There is nothing wrong with giving people time to fix things. But if deadlines are missed, responses stop, or defects are repeatedly pushed back, escalation may be necessary.
- Escalate if a deadline is missed without explanation
- Escalate if the same defect keeps returning
- Escalate if repairs are poor or incomplete
- Escalate if nobody confirms responsibility
- Escalate before warranty deadlines become urgent
Example escalation email
I reported this issue on [date] and followed up on [date]. I have not yet received a clear repair plan or timescale.
Please confirm by [date] whether the issue is accepted, what action will be taken, and when the work will be completed.

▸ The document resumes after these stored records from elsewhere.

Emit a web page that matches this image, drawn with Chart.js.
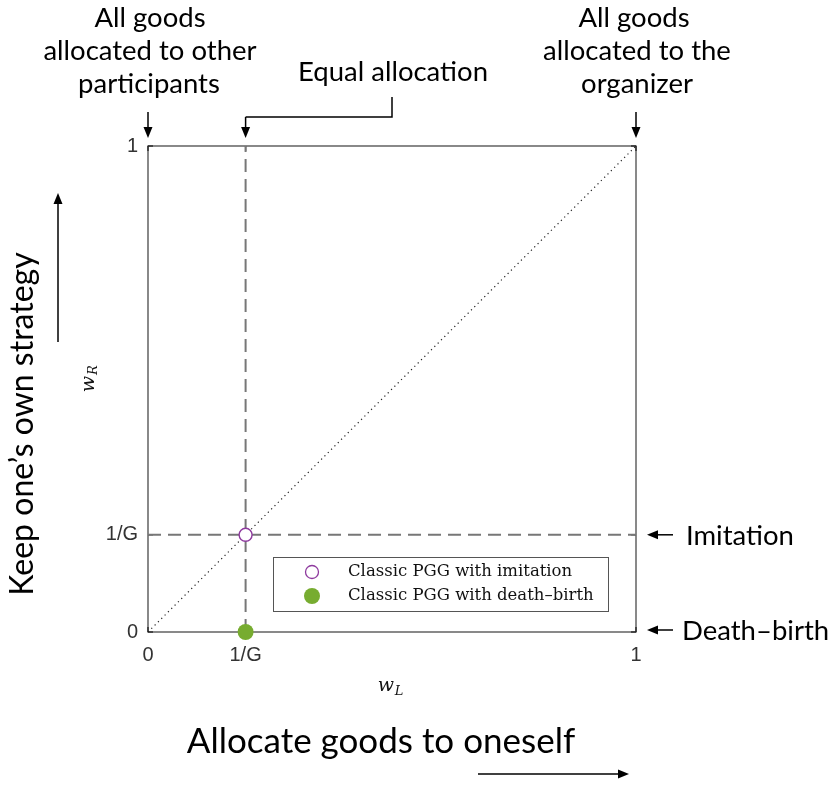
<!DOCTYPE html>
<html>
<head>
<meta charset="utf-8">
<script src="https://cdn.jsdelivr.net/npm/chart.js@4.4.0/dist/chart.umd.min.js"></script>
<style>
  html, body { margin: 0; padding: 0; background: #fff; }
  #wrap { width: 834px; height: 787px; }
</style>
</head>
<body>
<div id="wrap"><canvas id="myChart" width="834" height="787"></canvas></div>
<script>
// values (G = 5, so 1/G = 0.2)
var invG = 0.2;
var tickValues = [0, invG, 1];
var tickLabels = ['0', '1/G', '1'];
var seriesNames = ['Classic PGG with imitation', 'Classic PGG with death\u2013birth'];
var imitationPoint = [{ x: invG, y: invG }];
var deathBirthPoint = [{ x: invG, y: 0 }];
var diagonal = [{ x: 0, y: 0 }, { x: 1, y: 1 }];
var equalLineX = [{ x: invG, y: 0 }, { x: invG, y: 1 }];
var equalLineY = [{ x: 0, y: invG }, { x: 1, y: invG }];

var purple = '#8e3a9e';
var green = '#77ac30';
var sansFont = 'Lato, "Open Sans", sans-serif';
var serifFont = '"DejaVu Serif", "Liberation Serif", serif';

function arrow(ctx, x1, y1, x2, y2) {
  var ang = Math.atan2(y2 - y1, x2 - x1);
  ctx.beginPath();
  ctx.moveTo(x1, y1);
  ctx.lineTo(x2 - 6 * Math.cos(ang), y2 - 6 * Math.sin(ang));
  ctx.stroke();
  ctx.beginPath();
  ctx.moveTo(x2, y2);
  ctx.lineTo(x2 - 11 * Math.cos(ang) + 4.5 * Math.sin(ang), y2 - 11 * Math.sin(ang) - 4.5 * Math.cos(ang));
  ctx.lineTo(x2 - 11 * Math.cos(ang) - 4.5 * Math.sin(ang), y2 - 11 * Math.sin(ang) + 4.5 * Math.cos(ang));
  ctx.closePath();
  ctx.fill();
}

// frame box, inner tick marks, legend box and all the annotation text
var extras = {
  id: 'extras',
  beforeDatasetsDraw: function (chart) {
    var ctx = chart.ctx;
    var a = chart.chartArea;
    var xs = chart.scales.x, ys = chart.scales.y;
    ctx.save();
    ctx.strokeStyle = '#4a4a4a';
    ctx.lineWidth = 1.3;
    ctx.strokeRect(a.left, a.top, a.right - a.left, a.bottom - a.top);
    ctx.strokeStyle = '#222';
    tickValues.forEach(function (v) {
      var px = xs.getPixelForValue(v);
      ctx.beginPath(); ctx.moveTo(px, a.bottom); ctx.lineTo(px, a.bottom - 5); ctx.stroke();
      ctx.beginPath(); ctx.moveTo(px, a.top); ctx.lineTo(px, a.top + 5); ctx.stroke();
      var py = ys.getPixelForValue(v);
      ctx.beginPath(); ctx.moveTo(a.left, py); ctx.lineTo(a.left + 5, py); ctx.stroke();
      ctx.beginPath(); ctx.moveTo(a.right, py); ctx.lineTo(a.right - 5, py); ctx.stroke();
    });
    ctx.restore();
  },
  afterDraw: function (chart) {
    var ctx = chart.ctx;
    var xs = chart.scales.x, ys = chart.scales.y;
    ctx.save();

    // legend
    var lx = 273, ly = 557, lw = 335, lh = 54;
    ctx.fillStyle = '#fff';
    ctx.fillRect(lx, ly, lw, lh);
    ctx.strokeStyle = '#555';
    ctx.lineWidth = 1;
    ctx.strokeRect(lx + 0.5, ly + 0.5, lw, lh);
    ctx.beginPath();
    ctx.arc(312, 572, 6.5, 0, Math.PI * 2);
    ctx.fillStyle = '#fff'; ctx.fill();
    ctx.strokeStyle = purple; ctx.lineWidth = 1.3; ctx.stroke();
    ctx.beginPath();
    ctx.arc(312, 596, 8, 0, Math.PI * 2);
    ctx.fillStyle = green; ctx.fill();
    ctx.fillStyle = '#111';
    ctx.font = '16.5px ' + serifFont;
    ctx.textAlign = 'left'; ctx.textBaseline = 'middle';
    ctx.fillText(seriesNames[0], 348, 572);
    ctx.fillText(seriesNames[1], 348, 596);

    // axis symbols
    ctx.font = 'italic 19px ' + serifFont;
    ctx.textAlign = 'center';
    ctx.fillText('w', 386, 686);
    ctx.font = 'italic 13px ' + serifFont;
    ctx.fillText('L', 399, 692);
    ctx.save();
    ctx.translate(89, 378);
    ctx.rotate(-Math.PI / 2);
    ctx.font = 'italic 19px ' + serifFont;
    ctx.fillText('w', -6, 0);
    ctx.font = 'italic 13px ' + serifFont;
    ctx.fillText('R', 8, 5);
    ctx.restore();

    // annotations
    ctx.fillStyle = '#000';
    ctx.strokeStyle = '#000';
    ctx.lineWidth = 1.5;
    ctx.font = '27.5px ' + sansFont;
    ctx.textAlign = 'center';
    ctx.fillText('All goods', 150, 18);
    ctx.fillText('allocated to other', 150, 51);
    ctx.fillText('participants', 149, 84);
    ctx.fillText('All goods', 634, 18);
    ctx.fillText('allocated to the', 637, 51);
    ctx.fillText('organizer', 637, 84);
    ctx.fillText('Equal allocation', 393, 72);

    var x0 = xs.getPixelForValue(0), xg = xs.getPixelForValue(invG), x1 = xs.getPixelForValue(1);
    arrow(ctx, x0, 112, x0, 138);
    arrow(ctx, x1, 112, x1, 138);
    ctx.beginPath();
    ctx.moveTo(392, 97); ctx.lineTo(392, 117); ctx.lineTo(xg, 117);
    ctx.stroke();
    arrow(ctx, xg, 117, xg, 138);

    var yg = ys.getPixelForValue(invG), y0 = ys.getPixelForValue(0);
    arrow(ctx, 673, yg, 647, yg);
    arrow(ctx, 673, y0 - 2, 647, y0 - 2);
    ctx.textAlign = 'left';
    ctx.fillText('Imitation', 686, yg + 1);
    ctx.fillText('Death\u2013birth', 682, y0 - 1);

    ctx.font = '35px ' + sansFont;
    ctx.textAlign = 'center';
    ctx.fillText('Allocate goods to oneself', 381, 742);
    arrow(ctx, 478, 774, 629, 774);

    ctx.save();
    ctx.translate(23, 424);
    ctx.rotate(-Math.PI / 2);
    ctx.font = '32px ' + sansFont;
    ctx.fillText('Keep one\u2019s own strategy', 0, 0);
    ctx.restore();
    arrow(ctx, 58, 342, 58, 193);

    ctx.restore();
  }
};

function fixedTicks(scale) {
  scale.ticks = tickValues.map(function (v) { return { value: v }; });
}

var tickFont = { family: '"Liberation Sans", Arial, sans-serif', size: 20 };

new Chart(document.getElementById('myChart'), {
  type: 'scatter',
  data: {
    datasets: [
      { data: diagonal, order: 2, showLine: true, borderColor: '#222', borderWidth: 1.2, borderDash: [1.2, 3.5], pointRadius: 0 },
      { data: equalLineX, order: 1, showLine: true, borderColor: '#777', borderWidth: 2, borderDash: [13, 7], pointRadius: 0 },
      { data: equalLineY, order: 1, showLine: true, borderColor: '#777', borderWidth: 2, borderDash: [13, 7], pointRadius: 0 },
      { label: seriesNames[0], data: imitationPoint, order: 0, clip: false, pointRadius: 6.5, pointBackgroundColor: '#fff', pointBorderColor: purple, pointBorderWidth: 1.4 },
      { label: seriesNames[1], data: deathBirthPoint, order: 0, clip: false, pointRadius: 8, pointBackgroundColor: green, pointBorderColor: green, pointBorderWidth: 0 }
    ]
  },
  options: {
    responsive: false,
    animation: false,
    layout: { padding: { left: 98, right: 198, top: 146, bottom: 125 } },
    plugins: { legend: { display: false }, tooltip: { enabled: false } },
    scales: {
      x: {
        type: 'linear', min: 0, max: 1,
        afterBuildTicks: fixedTicks,
        afterFit: function (scale) { scale.height = 30; },
        grid: { display: false, drawTicks: false },
        border: { display: false },
        ticks: {
          padding: 11,
          color: '#333',
          font: tickFont,
          callback: function (v) { return tickLabels[tickValues.indexOf(v)]; }
        }
      },
      y: {
        type: 'linear', min: 0, max: 1,
        afterBuildTicks: fixedTicks,
        afterFit: function (scale) { scale.width = 50; },
        grid: { display: false, drawTicks: false },
        border: { display: false },
        ticks: {
          padding: 10,
          color: '#333',
          font: tickFont,
          callback: function (v) { return tickLabels[tickValues.indexOf(v)]; }
        }
      }
    }
  },
  plugins: [extras]
});
</script>
</body>
</html>
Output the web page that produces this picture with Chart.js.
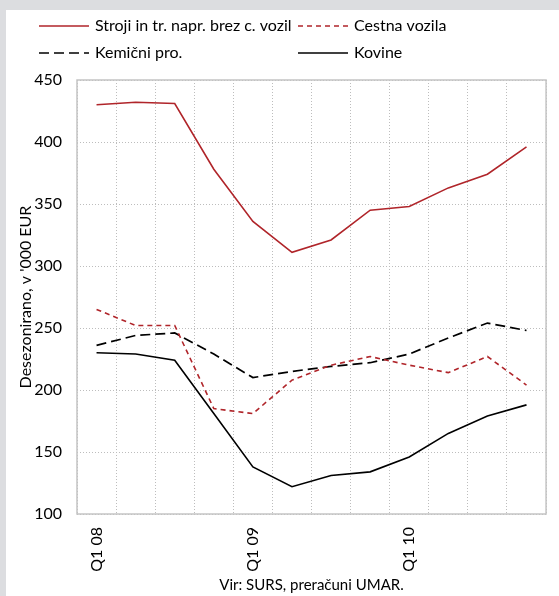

If I do not receive a response by then, I will need to escalate this through the relevant complaints or warranty process.
Deadlines matter
Open-ended requests are easy to ignore. A polite deadline gives everyone a clear expectation.
Polite but persistent
Control the tone
Write as though your email may be read later by NHBC, an ombudsman or adviser.
Stick to facts
Dates, defects, photos and written responses are stronger than emotion.
Follow up
If you do not get a reply, follow up and keep the full email chain together.
Do not drift
Being reasonable should not mean allowing issues to remain unresolved indefinitely.
Reasonable does not mean passive
You can be calm, professional and constructive while still insisting that defects are properly addressed.